Instructions to follow:
Extract every entry word for word. Skip the pictures.

** Begin Records shown **

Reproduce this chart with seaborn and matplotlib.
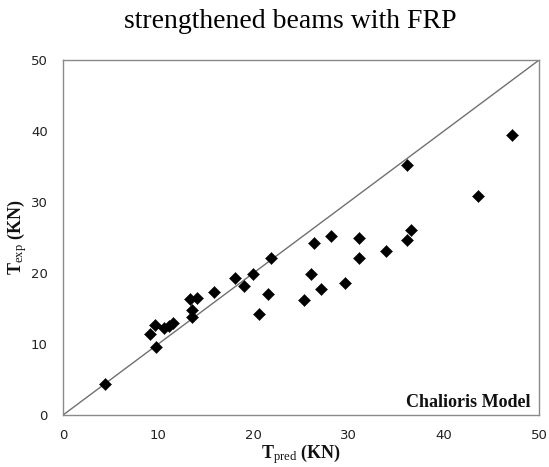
import matplotlib
matplotlib.use("Agg")
import matplotlib.pyplot as plt
import seaborn as sns
import pandas as pd

# Data
t_pred = [4.4, 9.1, 9.7, 9.8, 10.6, 11.1, 11.5, 13.3, 13.5, 13.5, 14.1, 15.9,
          18.1, 19.0, 20.0, 20.6, 21.5, 21.8, 25.3, 26.1, 26.4, 27.1, 28.1,
          29.6, 31.1, 31.1, 33.9, 36.1, 36.1, 36.6, 43.6, 47.2]
t_exp = [4.3, 11.4, 12.7, 9.6, 12.3, 12.6, 12.9, 16.4, 14.8, 13.8, 16.5, 17.3,
         19.3, 18.2, 19.9, 14.2, 17.0, 22.1, 16.2, 19.9, 24.2, 17.7, 25.2,
         18.6, 25.0, 22.1, 23.1, 35.2, 24.7, 26.1, 30.8, 39.4]
diag = [0, 50]
ticks = [0, 10, 20, 30, 40, 50]

df = pd.DataFrame({"pred": t_pred, "exp": t_exp})
dline = pd.DataFrame({"x": diag, "y": diag})

sns.set_theme(style="white")
plt.rcParams["font.family"] = ["DejaVu Sans"]
plt.rcParams["mathtext.fontset"] = "custom"
plt.rcParams["mathtext.rm"] = "Liberation Serif"
plt.rcParams["mathtext.bf"] = "Liberation Serif:bold"
plt.rcParams["mathtext.it"] = "Liberation Serif:italic"

fig = plt.figure(figsize=(5.49, 4.67), dpi=100)
ax = fig.add_axes([0.1148, 0.1113, 0.867, 0.760])

sns.lineplot(data=dline, x="x", y="y", ax=ax, color="#707070", linewidth=1.0)
sns.scatterplot(data=df, x="pred", y="exp", ax=ax, marker="D", s=38,
                color="black", edgecolor="black", linewidth=0.3, zorder=3)

ax.set_xlim(0, 50)
ax.set_ylim(0, 50)
ax.set_xticks(ticks)
ax.set_yticks(ticks)
ax.tick_params(axis="both", length=0, labelsize=9.5, colors="#222222")
ax.tick_params(axis="x", pad=10)
ax.tick_params(axis="y", pad=11)
for sp in ax.spines.values():
    sp.set_visible(True)
    sp.set_color("#8a8a8a")
    sp.set_linewidth(1.0)
ax.grid(False)

ax.set_xlabel(r"$\mathbf{T}_{\mathrm{pred}}\ \mathbf{(KN)}$", fontsize=13,
              color="#111111", labelpad=0)
ax.set_ylabel(r"$\mathbf{T}_{\mathrm{exp}}\ \mathbf{(KN)}$", fontsize=13,
              color="#111111", labelpad=1)

ax.text(0.983, 0.012, "Chalioris Model", transform=ax.transAxes, ha="right",
        va="bottom", fontsize=13, fontweight="bold", family="Liberation Serif",
        color="#111111")

fig.text(0.528, 0.953, "strengthened beams with FRP", ha="center", va="center",
         fontsize=20, family="Liberation Serif", color="black")

fig.savefig("out.png", dpi=100)
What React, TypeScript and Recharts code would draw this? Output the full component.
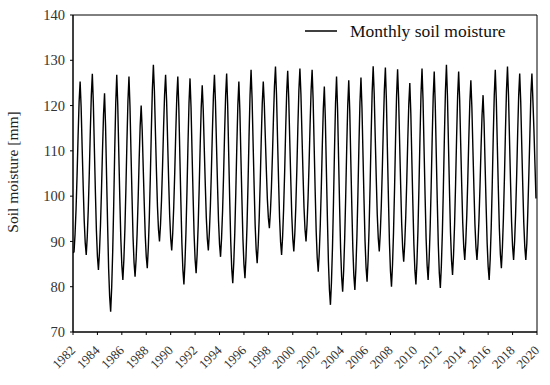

** End Records shown **

Response for this exercise:
Reproduce this chart with seaborn and matplotlib.
import matplotlib
matplotlib.use("Agg")
import matplotlib.pyplot as plt
import seaborn as sns
import pandas as pd

# Data
t_pred = [4.4, 9.1, 9.7, 9.8, 10.6, 11.1, 11.5, 13.3, 13.5, 13.5, 14.1, 15.9,
          18.1, 19.0, 20.0, 20.6, 21.5, 21.8, 25.3, 26.1, 26.4, 27.1, 28.1,
          29.6, 31.1, 31.1, 33.9, 36.1, 36.1, 36.6, 43.6, 47.2]
t_exp = [4.3, 11.4, 12.7, 9.6, 12.3, 12.6, 12.9, 16.4, 14.8, 13.8, 16.5, 17.3,
         19.3, 18.2, 19.9, 14.2, 17.0, 22.1, 16.2, 19.9, 24.2, 17.7, 25.2,
         18.6, 25.0, 22.1, 23.1, 35.2, 24.7, 26.1, 30.8, 39.4]
diag = [0, 50]
ticks = [0, 10, 20, 30, 40, 50]

df = pd.DataFrame({"pred": t_pred, "exp": t_exp})
dline = pd.DataFrame({"x": diag, "y": diag})

sns.set_theme(style="white")
plt.rcParams["font.family"] = ["DejaVu Sans"]
plt.rcParams["mathtext.fontset"] = "custom"
plt.rcParams["mathtext.rm"] = "Liberation Serif"
plt.rcParams["mathtext.bf"] = "Liberation Serif:bold"
plt.rcParams["mathtext.it"] = "Liberation Serif:italic"

fig = plt.figure(figsize=(5.49, 4.67), dpi=100)
ax = fig.add_axes([0.1148, 0.1113, 0.867, 0.760])

sns.lineplot(data=dline, x="x", y="y", ax=ax, color="#707070", linewidth=1.0)
sns.scatterplot(data=df, x="pred", y="exp", ax=ax, marker="D", s=38,
                color="black", edgecolor="black", linewidth=0.3, zorder=3)

ax.set_xlim(0, 50)
ax.set_ylim(0, 50)
ax.set_xticks(ticks)
ax.set_yticks(ticks)
ax.tick_params(axis="both", length=0, labelsize=9.5, colors="#222222")
ax.tick_params(axis="x", pad=10)
ax.tick_params(axis="y", pad=11)
for sp in ax.spines.values():
    sp.set_visible(True)
    sp.set_color("#8a8a8a")
    sp.set_linewidth(1.0)
ax.grid(False)

ax.set_xlabel(r"$\mathbf{T}_{\mathrm{pred}}\ \mathbf{(KN)}$", fontsize=13,
              color="#111111", labelpad=0)
ax.set_ylabel(r"$\mathbf{T}_{\mathrm{exp}}\ \mathbf{(KN)}$", fontsize=13,
              color="#111111", labelpad=1)

ax.text(0.983, 0.012, "Chalioris Model", transform=ax.transAxes, ha="right",
        va="bottom", fontsize=13, fontweight="bold", family="Liberation Serif",
        color="#111111")

fig.text(0.528, 0.953, "strengthened beams with FRP", ha="center", va="center",
         fontsize=20, family="Liberation Serif", color="black")

fig.savefig("out.png", dpi=100)
What React, TypeScript and Recharts code would draw this? Output the full component.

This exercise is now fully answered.